Benjamin Constant, la modernità di un pensatore classico
di Pino Bongiorno

Sebbene il nome di Benjamin Constant compaia sempre più spesso nel dibattito culturale e politico del nostro paese, questo grande classico del pensiero liberale rimane conosciuto poco e male. Basti pensare che le sue opere più importanti – i grandi trattati inediti composti tra la fine del Direttorio e i primi anni dell’Impero e tornati alla luce negli anni ’60 del Novecento – non sono ancora stati tradotti in italiano. Eppure la riscoperta di questi trattati ha avuto un’importanza critica enorme. In primo luogo, perché è stato sfatato il pregiudizio che vedeva in Constant uno scrittore di brillanti pamphlets e acuti scritti di circostanza, ma incapace di elaborare un’opera sistematica e perciò privo del respiro teorico che caratterizza il grande pensatore politico; in secondo luogo, perché è stato dimostrato che la dottrina politico-costituzionale contenuta nelle opere della Restaurazione era stata elaborata, in realtà, dieci anni prima, in un contesto storico-politico del tutto differente e con una sistematicità sconosciuta alle opere successive. 

Il liberalismo di Constant aveva raggiunto la sua maturità non quando la Francia tornava a darsi – sia pure sotto il velo del legittimismo monarchico – istituzioni liberal-parlamentari, bensì quando tali istituzioni, dopo la stentata esistenza condotta sotto il Direttorio, venivano spazzate via dall’inedito dispotismo napoleonico.

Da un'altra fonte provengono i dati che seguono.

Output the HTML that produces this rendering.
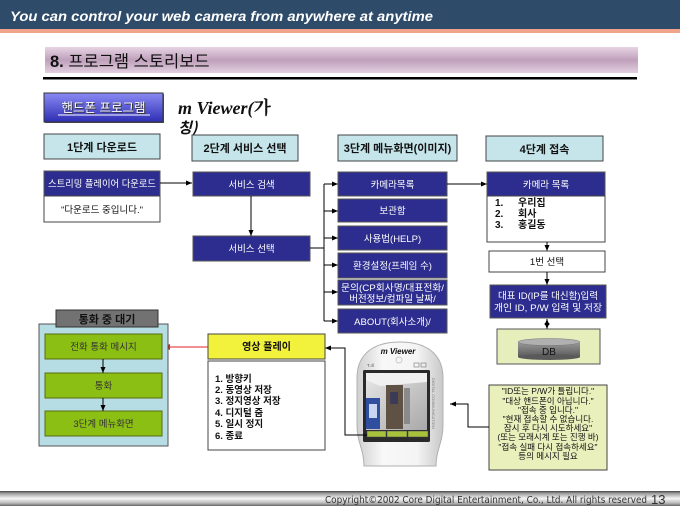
<!DOCTYPE html>
<html><head><meta charset="utf-8">
<style>
html,body{margin:0;padding:0;background:#fff;width:680px;height:510px;overflow:hidden}
svg{display:block}
.k{font-family:"Liberation Sans","Noto Sans CJK KR",sans-serif}
</style></head>
<body>
<svg width="680" height="510" viewBox="0 0 680 510" xmlns="http://www.w3.org/2000/svg" class="k">
<defs>
 <linearGradient id="tb" x1="0" y1="0" x2="0" y2="1">
  <stop offset="0" stop-color="#e6d4e4"/><stop offset="0.5" stop-color="#bfa0bb"/><stop offset="1" stop-color="#e2cfe0"/>
 </linearGradient>
 <linearGradient id="hp" x1="0" y1="0" x2="0" y2="1">
  <stop offset="0" stop-color="#8a8af4"/><stop offset="1" stop-color="#2e2eb4"/>
 </linearGradient>
 <linearGradient id="ft" x1="0" y1="0" x2="0" y2="1">
  <stop offset="0" stop-color="#444"/><stop offset="0.15" stop-color="#999"/><stop offset="0.5" stop-color="#f6f6f6"/><stop offset="0.8" stop-color="#bbb"/><stop offset="1" stop-color="#666"/>
 </linearGradient>
 <linearGradient id="cyl" x1="0" y1="0" x2="0" y2="1">
  <stop offset="0" stop-color="#9a9a9a"/><stop offset="1" stop-color="#5a5a5a"/>
 </linearGradient>
 <linearGradient id="ph" x1="0" y1="0" x2="1" y2="0">
  <stop offset="0" stop-color="#cfcfcf"/><stop offset="0.3" stop-color="#f8f8f8"/><stop offset="0.7" stop-color="#f4f4f4"/><stop offset="1" stop-color="#c8c8c8"/>
 </linearGradient>
 <linearGradient id="wall" x1="0" y1="0" x2="1" y2="1">
  <stop offset="0" stop-color="#e8e8e8"/><stop offset="1" stop-color="#a8a8a8"/>
 </linearGradient>
 <marker id="a" markerWidth="6" markerHeight="6" refX="6" refY="3" orient="auto" markerUnits="userSpaceOnUse"><path d="M0,0.5 L6,3 L0,5.5 z" fill="#000"/></marker>
 <marker id="as" markerWidth="6" markerHeight="6" refX="0" refY="3" orient="auto" markerUnits="userSpaceOnUse"><path d="M6,0.5 L0,3 L6,5.5 z" fill="#000"/></marker>
 <marker id="ar" markerWidth="7" markerHeight="7" refX="7" refY="3.5" orient="auto" markerUnits="userSpaceOnUse"><path d="M0,0.5 L7,3.5 L0,6.5 z" fill="#e02020"/></marker>
</defs>

<!-- header -->
<rect x="0" y="0" width="680" height="29" fill="#2e4b6a"/>
<rect x="0" y="29" width="680" height="4" fill="#f0a48c"/>
<text x="10" y="21" fill="#fff" font-family="Liberation Sans" font-weight="bold" font-style="italic" font-size="13.5" textLength="423" lengthAdjust="spacingAndGlyphs">You can control your web camera  from anywhere at anytime</text>

<!-- title bar -->
<rect x="45" y="47" width="593" height="26" fill="url(#tb)"/>
<rect x="43" y="77" width="594" height="2.5" fill="#000"/>
<text x="50" y="67" font-size="16.5" fill="#111"><tspan font-weight="bold">8.</tspan> 프로그램 스토리보드</text>

<!-- handphone program -->
<rect x="45" y="94" width="119" height="29" fill="#555"/>
<rect x="44" y="93" width="119" height="29" fill="url(#hp)" stroke="#333" stroke-width="1"/>
<text x="104.5" y="113" font-size="12.5" text-anchor="middle" fill="#333">핸드폰 프로그램</text>
<text x="103.5" y="112" font-size="12.5" text-anchor="middle" fill="#fff">핸드폰 프로그램</text>
<line x1="58" y1="115" x2="150" y2="115" stroke="#fff" stroke-width="1"/>

<text x="178" y="114" font-family="Liberation Serif" font-weight="bold" font-style="italic" font-size="18" fill="#111">m Viewer(<tspan font-family="Noto Serif CJK SC, Noto Sans CJK KR, serif" font-style="normal">가</tspan></text>
<text x="178" y="133" font-family="Noto Sans CJK KR, sans-serif" font-weight="bold" font-size="15" fill="#111" font-style="italic">칭)</text>

<!-- stage headers -->
<g font-size="11" font-weight="bold" fill="#111" text-anchor="middle">
 <rect x="44" y="134" width="116" height="25" fill="#c6e5ea" stroke="#444"/>
 <text x="102" y="151">1단계 다운로드</text>
 <rect x="192" y="135" width="106" height="26" fill="#c6e5ea" stroke="#444"/>
 <text x="245" y="152">2단계 서비스 선택</text>
 <rect x="338" y="135" width="119" height="26" fill="#c6e5ea" stroke="#444"/>
 <text x="397.5" y="152">3단계 메뉴화면(이미지)</text>
 <rect x="486" y="136" width="117" height="25" fill="#c6e5ea" stroke="#444"/>
 <text x="544.5" y="153">4단계 접속</text>
</g>

<!-- stage 1 -->
<g font-size="9.5" text-anchor="middle">
 <rect x="44" y="171" width="116" height="25" fill="#2d2d8f" stroke="#555"/>
 <text x="102" y="187" fill="#fff" textLength="108" lengthAdjust="spacingAndGlyphs">스트리밍 플레이어 다운로드</text>
 <rect x="44" y="196" width="116" height="26" fill="#fff" stroke="#444"/>
 <text x="102" y="213" fill="#111">"다운로드 중입니다."</text>
</g>
<line x1="160" y1="183" x2="192" y2="183" stroke="#000" marker-end="url(#a)"/>

<!-- stage 2 -->
<g font-size="9.5" text-anchor="middle" fill="#fff">
 <rect x="193" y="172" width="117" height="24" fill="#2d2d8f" stroke="#555"/>
 <text x="251.5" y="188">서비스 검색</text>
 <rect x="193" y="236" width="117" height="25" fill="#2d2d8f" stroke="#555"/>
 <text x="251.5" y="252">서비스 선택</text>
</g>
<line x1="251" y1="196" x2="251" y2="236" stroke="#000" marker-end="url(#a)"/>
<g stroke="#000" fill="none">
 <polyline points="310,248 324,248"/>
 <line x1="324" y1="184" x2="324" y2="321"/>
 <line x1="324" y1="184" x2="338" y2="184" marker-end="url(#a)"/>
 <line x1="324" y1="211" x2="338" y2="211" marker-end="url(#a)"/>
 <line x1="324" y1="238" x2="338" y2="238" marker-end="url(#a)"/>
 <line x1="324" y1="265" x2="338" y2="265" marker-end="url(#a)"/>
 <line x1="324" y1="292" x2="338" y2="292" marker-end="url(#a)"/>
 <line x1="324" y1="321" x2="338" y2="321" marker-end="url(#a)"/>
</g>

<!-- stage 3 menu -->
<g font-size="9.5" text-anchor="middle" fill="#fff">
 <rect x="338" y="172" width="109" height="24" fill="#2d2d8f" stroke="#555"/>
 <text x="392.5" y="188">카메라목록</text>
 <rect x="338" y="199" width="109" height="23" fill="#2d2d8f" stroke="#555"/>
 <text x="392.5" y="214">보관함</text>
 <rect x="338" y="226" width="109" height="24" fill="#2d2d8f" stroke="#555"/>
 <text x="392.5" y="242">사용법(HELP)</text>
 <rect x="338" y="253" width="109" height="25" fill="#2d2d8f" stroke="#555"/>
 <text x="392.5" y="269">환경설정(프레임 수)</text>
 <rect x="338" y="280" width="109" height="25" fill="#2d2d8f" stroke="#555"/>
 <text x="392.5" y="291" textLength="103" lengthAdjust="spacingAndGlyphs">문의(CP회사명/대표전화/</text>
 <text x="392.5" y="302">버전정보/컴파일 날짜/</text>
 <rect x="338" y="309" width="109" height="24" fill="#2d2d8f" stroke="#555"/>
 <text x="392.5" y="325">ABOUT(회사소개)/</text>
</g>
<line x1="447" y1="184" x2="487" y2="184" stroke="#000" marker-end="url(#a)"/>

<!-- stage 4 -->
<rect x="487" y="172" width="118" height="24" fill="#2d2d8f" stroke="#555"/>
<text x="546" y="188" font-size="9.5" text-anchor="middle" fill="#fff">카메라 목록</text>
<rect x="487" y="196" width="118" height="46" fill="#fff" stroke="#444"/>
<g font-size="10" font-weight="bold" fill="#111">
 <text x="495" y="206">1.</text><text x="518" y="206">우리집</text>
 <text x="495" y="217">2.</text><text x="518" y="217">회사</text>
 <text x="495" y="228">3.</text><text x="518" y="228">홍길동</text>
</g>
<line x1="547" y1="242" x2="547" y2="251" stroke="#000" marker-end="url(#a)"/>
<rect x="489" y="251" width="116" height="21" fill="#fff" stroke="#444"/>
<text x="547" y="265" font-size="9.5" text-anchor="middle" fill="#111">1번 선택</text>
<line x1="547" y1="272" x2="547" y2="285" stroke="#000" marker-end="url(#a)"/>
<rect x="490" y="285" width="116" height="33" fill="#2d2d8f" stroke="#555"/>
<text x="548" y="299" font-size="9.5" text-anchor="middle" fill="#fff">대표 ID(IP를 대신함)입력</text>
<text x="548" y="311" font-size="9.5" text-anchor="middle" fill="#fff" textLength="108" lengthAdjust="spacingAndGlyphs">개인 ID, P/W 입력 및 저장</text>
<line x1="547" y1="319" x2="547" y2="329" stroke="#000" marker-end="url(#a)" marker-start="url(#as)"/>

<rect x="497" y="329" width="103" height="35" fill="#e6eebc" stroke="#555"/>
<rect x="518" y="342" width="62" height="15" fill="url(#cyl)"/>
<ellipse cx="549" cy="357" rx="31" ry="3" fill="#5a5a5a"/>
<ellipse cx="549" cy="342" rx="31" ry="3.5" fill="#b0b0b0" stroke="#777" stroke-width="0.5"/>
<text x="549" y="355" font-size="10" text-anchor="middle" fill="#111">DB</text>

<!-- message box -->
<rect x="489" y="385" width="118" height="85" fill="#eaf0bc" stroke="#444"/>
<g font-size="8.5" text-anchor="middle" fill="#111">
 <text x="548" y="394">"ID또는 P/W가 틀립니다."</text>
 <text x="548" y="404">"대상 핸드폰이 아닙니다."</text>
 <text x="548" y="413">"접속 중 입니다."</text>
 <text x="548" y="422">"현재 접속할 수 없습니다.</text>
 <text x="548" y="431">잠시 후 다시 시도하세요"</text>
 <text x="548" y="440">(또는 모래시계 또는 진행 바)</text>
 <text x="548" y="450">"접속 실패 다시 접속하세요"</text>
 <text x="548" y="459">등의 메시지 필요</text>
</g>
<polyline points="489,427 468,427 468,404 450,404" fill="none" stroke="#000" marker-end="url(#a)"/>

<!-- phone -->
<path d="M357,378 C357,352 376,342 400,342 C424,342 443,352 443,378 L443,425 C443,442 436,450 436,466 L364,466 C364,450 357,442 357,425 Z" fill="url(#ph)" stroke="#b0b0b0"/>
<text x="398" y="354" font-family="Liberation Sans" font-weight="bold" font-style="italic" font-size="8" text-anchor="middle" fill="#111">m Viewer</text>
<circle cx="399" cy="360" r="3" fill="none" stroke="#ccc"/>
<text x="367" y="367" font-size="4.5" fill="#555">T.ıll</text>
<rect x="414" y="363" width="5" height="4" fill="none" stroke="#777" stroke-width="0.6"/>
<rect x="421" y="363" width="5" height="4" fill="none" stroke="#777" stroke-width="0.6"/>
<rect x="363" y="370" width="67" height="72" fill="#2a2a2a" rx="1.5"/>
<rect x="366" y="373" width="61" height="57" fill="url(#wall)"/>
<path d="M366,373 L427,373 L427,382 L380,386 L366,380 Z" fill="#f0f0f0"/>
<rect x="366" y="398" width="14" height="31" fill="#2f4ea0"/>
<rect x="369" y="404" width="8" height="14" fill="#c8d4f0"/>
<rect x="386" y="385" width="17" height="44" fill="#5f5244"/>
<rect x="390" y="392" width="8" height="12" fill="#3b3b55"/>
<rect x="404" y="388" width="6" height="36" fill="#8a8a8a"/>
<rect x="367" y="431" width="19" height="6" fill="#a8c23c" stroke="#445" stroke-width="0.5"/>
<rect x="387" y="431" width="20" height="6" fill="#a8c23c" stroke="#445" stroke-width="0.5"/>
<rect x="408" y="431" width="20" height="6" fill="#a8c23c" stroke="#445" stroke-width="0.5"/>
<text x="0" y="0" font-size="4" fill="#777" transform="translate(432,378) rotate(90)">DIGITAL COMMUNICATION</text>

<polyline points="367,435 345,435 345,348 325,348" fill="none" stroke="#000" marker-end="url(#a)"/>

<!-- video play -->
<rect x="208" y="334" width="117" height="25" fill="#f2f23c" stroke="#444"/>
<text x="266.5" y="350" font-size="10" font-weight="bold" text-anchor="middle" fill="#111">영상 플레이</text>
<rect x="208" y="361" width="117" height="89" fill="#fff" stroke="#444"/>
<g font-size="9.5" font-weight="bold" fill="#111">
 <text x="215" y="382">1. 방향키</text>
 <text x="215" y="393">2. 동영상 저장</text>
 <text x="215" y="404">3. 정지영상 저장</text>
 <text x="215" y="416">4. 디지털 줌</text>
 <text x="215" y="427">5. 일시 정지</text>
 <text x="215" y="439">6. 종료</text>
</g>
<line x1="208" y1="347" x2="163" y2="347" stroke="#e02020" marker-end="url(#ar)"/>

<!-- call waiting -->
<rect x="39" y="324" width="129" height="122" fill="#b6dce4" stroke="#555"/>
<rect x="56" y="310" width="102" height="17" fill="#727272" stroke="#333"/>
<text x="107" y="323" font-size="11" font-weight="bold" text-anchor="middle" fill="#111">통화 중 대기</text>
<g font-size="9.5" text-anchor="middle" fill="#333">
 <rect x="45" y="334" width="117" height="25" fill="#8cbf14" stroke="#5a6e10"/>
 <text x="103.5" y="350">전화 통화 메시지</text>
 <rect x="45" y="373" width="117" height="25" fill="#8cbf14" stroke="#5a6e10"/>
 <text x="103.5" y="389">통화</text>
 <rect x="45" y="411" width="117" height="25" fill="#8cbf14" stroke="#5a6e10"/>
 <text x="103.5" y="427">3단계 메뉴화면</text>
</g>
<line x1="103" y1="359" x2="103" y2="373" stroke="#000" marker-end="url(#a)"/>
<line x1="103" y1="398" x2="103" y2="411" stroke="#000" marker-end="url(#a)"/>

<!-- footer -->
<rect x="0" y="491" width="680" height="15" fill="url(#ft)"/>
<text x="325" y="503" font-family="DejaVu Sans" font-size="9.5" fill="#333" textLength="322" lengthAdjust="spacingAndGlyphs">Copyright©2002 Core Digital Entertainment, Co., Ltd. All rights reserved</text>
<text x="651" y="504" font-family="Liberation Sans" font-size="13" fill="#333">13</text>
</svg>
</body></html>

Dunque le sue idee non rappresentavano il riflesso di una vittoria già conseguita (il ritorno al regime costituzionale e parlamentare), ma piuttosto il manifesto per una battaglia ancora da combattere, manifesto composto in anni in cui ben pochi avrebbero scommesso sulla sconfitta di Napoleone e tra quei pochi ancor meno pensavano a soluzioni liberali.

Sebbene siano ormai vent’anni che la critica ha dimostrato come gli anni decisivi, per l’elaborazione del pensiero di Constant, siano quelli che vanno dal Termidoro all’Impero, non esistono studi che ricostruiscano in modo articolato e sistematico tale periodo. Il libro di Stefano De Luca (“Alle origini del liberalismo contemporaneo. Il pensiero di Benjamin Constant tra il Termidoro e l’Impero”, Marco editore, Lungro di Cosenza, 2003, pp. 260, € 26) viene a colmare tale lacuna, offrendo un’approfondita e avvincente ricostruzione dell’itinerario che porta Constant dalle riflessioni sui drammi del Terrore all’elaborazione di una compiuta dottrina liberale. De Luca è altresì convinto che l’elaborazione di tale dottrina segni una svolta nella storia delle idee, perché costituisce la risposta liberale alla genesi convulsiva della democrazia sul Continente europeo. Soltanto con essa il liberalismo assume la sua fisionomia contemporanea.